# Who rates me under a 5 star?



## Brian G. (Jul 5, 2016)

I work 10 hours a day 5 days a week and pick up about 25 rides per shift. I'm currently at 4.90 with 4 months experience here in Boston. I wish we could rate a 1 on riders but I feel once I give a difficult rider a 1 star i automatically get a bad rating from them. Going forward if I don't get a pleasant thank you I'll give them a 1 star for sure. Does anyone rate riders based on there attitude towards you?


----------



## A T (Aug 3, 2016)

If the rider has a bad attitude towards me, has 15 different ways to get to their destination but keeps changing their mind constantly(had one of those the other day and I know she gave me a low rating) keeps me waiting or lies about where their going are some of the ways to get a low rating from me.


----------



## wk1102 (Dec 25, 2015)

Rate them whatever you want, they are going to rate you what they rate you regardless.


----------



## Brian G. (Jul 5, 2016)

wk1102 said:


> Rate them whatever you want, they are going to rate you what they rate you regardless.


Ok but like 25% of my riders would get a 2 star or less. My driver rating is more important then theirs.


----------



## wk1102 (Dec 25, 2015)

Brian G. said:


> Ok but like 25% of my riders would get a 2 star or less. My driver rating is more important then theirs.


I doubt many riders check their rating before they rate you. I used to worry about retaliation , not Anymore. I haven't noticed a drop


----------



## Brian G. (Jul 5, 2016)

wk1102 said:


> I doubt many riders check their rating before they rate you. I used to worry about retaliation , not Anymore. I haven't noticed a drop


I feel like we as drivers have to kiss ass. When we rate all 5 stars but get bad feed back in return it's like a slap in the face.


----------



## darkshy77 (Sep 28, 2015)

Brian G. said:


> Ok but like 25% of my riders would get a 2 star or less. My driver rating is more important then theirs.

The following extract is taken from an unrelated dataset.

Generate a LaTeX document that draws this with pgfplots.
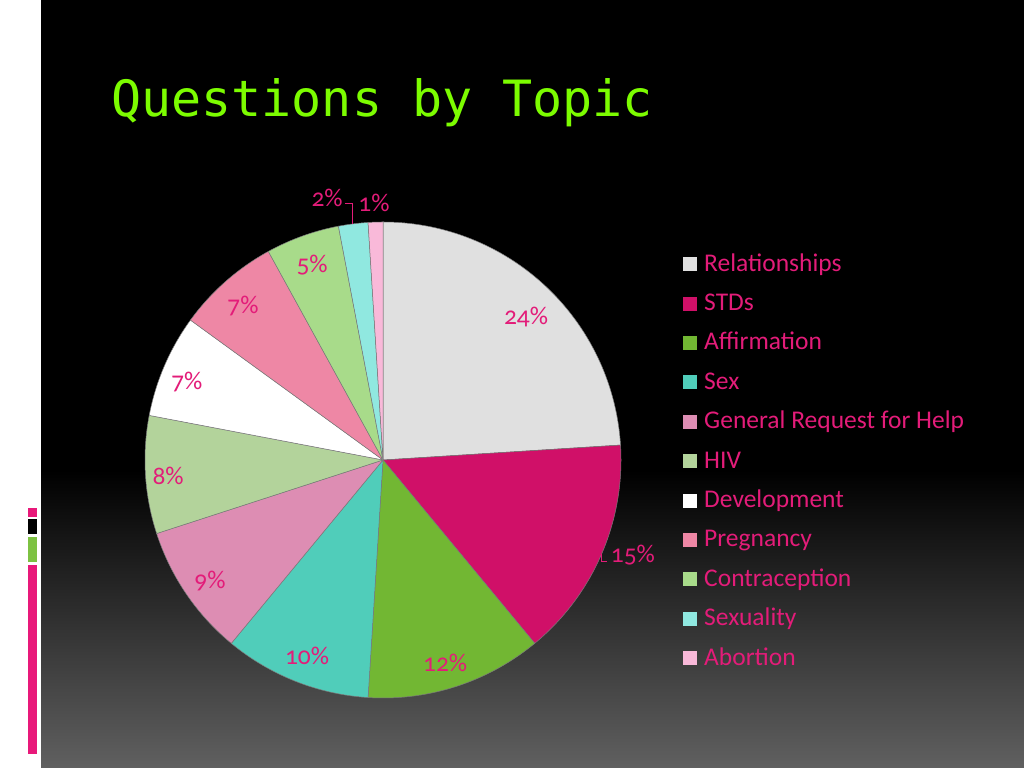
\documentclass[border=0pt]{standalone}
\usepackage{fontspec}
\setmainfont{Carlito}
\newfontfamily\titlefont{DejaVu Sans Mono}
\newfontfamily\numfont{Carlito}[Numbers=OldStyle]
\usepackage{pgfplots}
\pgfplotsset{compat=1.18}

\definecolor{titlegreen}{HTML}{7CFC00}
\definecolor{labelpink}{HTML}{E31C79}
\definecolor{barpink}{HTML}{E8197A}
\definecolor{bargreen}{HTML}{7DC242}
\definecolor{bggray}{HTML}{606060}
\definecolor{sepc}{HTML}{7A7A7A}
\definecolor{cRel}{HTML}{E0E0E0}
\definecolor{cStd}{HTML}{D01068}
\definecolor{cAff}{HTML}{72B733}
\definecolor{cSex}{HTML}{50CDBA}
\definecolor{cGen}{HTML}{DD8DB3}
\definecolor{cHiv}{HTML}{B3D39B}
\definecolor{cDev}{HTML}{FFFFFF}
\definecolor{cPre}{HTML}{EE87A5}
\definecolor{cCon}{HTML}{A8DB8A}
\definecolor{cSxl}{HTML}{90E8E0}
\definecolor{cAbo}{HTML}{F9B9D9}

\tikzset{lbl/.style={font=\numfont\fontsize{25.5bp}{30bp}\selectfont, text=labelpink, inner sep=0pt}}

% running total of the percentages drawn so far
\newcommand\cum{0}
% #1 percentage, #2 colour, #3 legend text
\newcommand\slice[3]{%
  \pgfmathsetmacro\sa{90-3.6*\cum}%
  \pgfmathsetmacro\newcum{\cum+#1}%
  \pgfmathsetmacro\sb{90-3.6*\newcum}%
  \global\let\cum\newcum
  \edef\temp{\noexpand\addplot[fill=#2, draw=sepc, line width=0.5bp,
      domain=\sb:\sa, samples=90] ({cos(x)}, {sin(x)}) -- (axis cs:0,0) -- cycle;}%
  \temp
  \addlegendentry{#3}%
}

\begin{document}
\begin{tikzpicture}[x=1bp, y=1bp]
\useasboundingbox (0,0) rectangle (1024,768);
% slide background
\fill[white] (0,0) rectangle (1024,768);
\fill[black] (41,0) rectangle (1024,768);
\shade[top color=black, bottom color=bggray] (41,0) rectangle (1024,298);
\fill[barpink] (28.3,251.3) rectangle (36.7,260);
\fill[black] (28.3,233.7) rectangle (36.7,248.7);
\fill[bargreen] (28.3,205.7) rectangle (36.7,230.7);
\fill[barpink] (28.3,13.7) rectangle (36.7,202.7);

\node[anchor=base west, inner sep=0pt, text=titlegreen,
  font=\titlefont\fontsize{50bp}{60bp}\selectfont] at (111,651) {Questions by Topic};

\begin{axis}[
  at={(383bp,308bp)}, anchor=center,
  scale only axis, width=476bp, height=476bp,
  xmin=-1, xmax=1, ymin=-1, ymax=1,
  hide axis, clip=false,
  legend image code/.code={\fill[#1, draw=none] (0bp,-7bp) rectangle (14bp,7bp);},
  legend cell align=left,
  legend style={at={(axis description cs:1.1303,0.937)}, anchor=north west,
    draw=none, fill=none, inner sep=0pt, text=labelpink,
    font=\fontsize{25.5bp}{30bp}\selectfont,
    row sep=15.4bp, column sep=7bp,
    nodes={inner sep=0pt, text height=19bp, text depth=5bp}},
]
\slice{24}{cRel}{Relationships}
\slice{15}{cStd}{STDs}
\slice{12}{cAff}{Affirmation}
\slice{10}{cSex}{Sex}
\slice{9}{cGen}{General Request for Help}
\slice{8}{cHiv}{HIV}
\slice{7}{cDev}{Development}
\slice{7}{cPre}{Pregnancy}
\slice{5}{cCon}{Contraception}
\slice{2}{cSxl}{Sexuality}
\slice{1}{cAbo}{Abortion}

\node[lbl] at (axis cs:0.601,0.601) {24\%};
\node[lbl] at (axis cs:1.050,-0.399) {15\%};
\node[lbl] at (axis cs:0.261,-0.853) {12\%};
\node[lbl] at (axis cs:-0.319,-0.824) {10\%};
\node[lbl] at (axis cs:-0.727,-0.508) {9\%};
\node[lbl] at (axis cs:-0.903,-0.067) {8\%};
\node[lbl] at (axis cs:-0.824,0.328) {7\%};
\node[lbl] at (axis cs:-0.588,0.647) {7\%};
\node[lbl] at (axis cs:-0.298,0.819) {5\%};
\node[lbl] at (axis cs:-0.235,1.101) {2\%};
\node[lbl] at (axis cs:-0.038,1.080) {1\%};
\draw[labelpink, line width=0.8bp] (axis cs:-0.160,1.080) -- (axis cs:-0.127,1.080) -- (axis cs:-0.127,0.992);
\draw[labelpink, line width=0.8bp] (axis cs:0.918,-0.397) -- (axis cs:0.918,-0.425) -- (axis cs:0.942,-0.425);
\end{axis}
\end{tikzpicture}
\end{document}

They can make a new account at any time... 5 star again. Pax rate does not matter.


----------



## Bill Collector (Dec 17, 2015)

Brian G. said:


> I feel like we as drivers have to kiss ass. When we rate all 5 stars but get bad feed back in return it's like a slap in the face.


Yup that's the bottom line!


----------



## A T (Aug 3, 2016)

I'm not a fan of the rating system. Riders use it as a weapon to screw the drivers over. At some point there will be a lawsuit over this.


----------



## Louisvilleuberguy (Aug 3, 2016)

Unless a rider is a complete looser or what I feel is dangerous to other drivers or there vehicles I rate all riders a 5. The only thing i see the rider rating system can be useful is to alert uber if there is a rider they need to ban or look into banning.


----------



## kevink (Apr 18, 2016)

You can rerate PAX after the fact. Granted it can be somewhat arbitrary because we never know 100% who rated us what, but reasonable suspicion is usually enough for me to go in and rerate PAX from time to time.


----------



## A T (Aug 3, 2016)

kevink said:


> You can rerate PAX after the fact. Granted it can be somewhat arbitrary because we never know 100% who rated us what, but reasonable suspicion is usually enough for me to go in and rerate PAX from time to time.


 I have done that a couple of times already. Usually the bad apples stick out a little more.


----------



## Abraxas79 (Feb 7, 2016)

A T said:


> I'm not a fan of the rating system. Riders use it as a weapon to screw the drivers over. At some point there will be a lawsuit over this.


Agreed. Since UBER uses these rating to kick drivers off the platform, they should be transparent. You should see what each passenger rates you. The argument that a driver would retaliate against a PAX for a poor rating, misses the point entirely. I do not want to be paired with a PAX that gives me a one star ever. At minimum, a one star rating should result in future non-pairing, but UBER does not care about this, not one bit.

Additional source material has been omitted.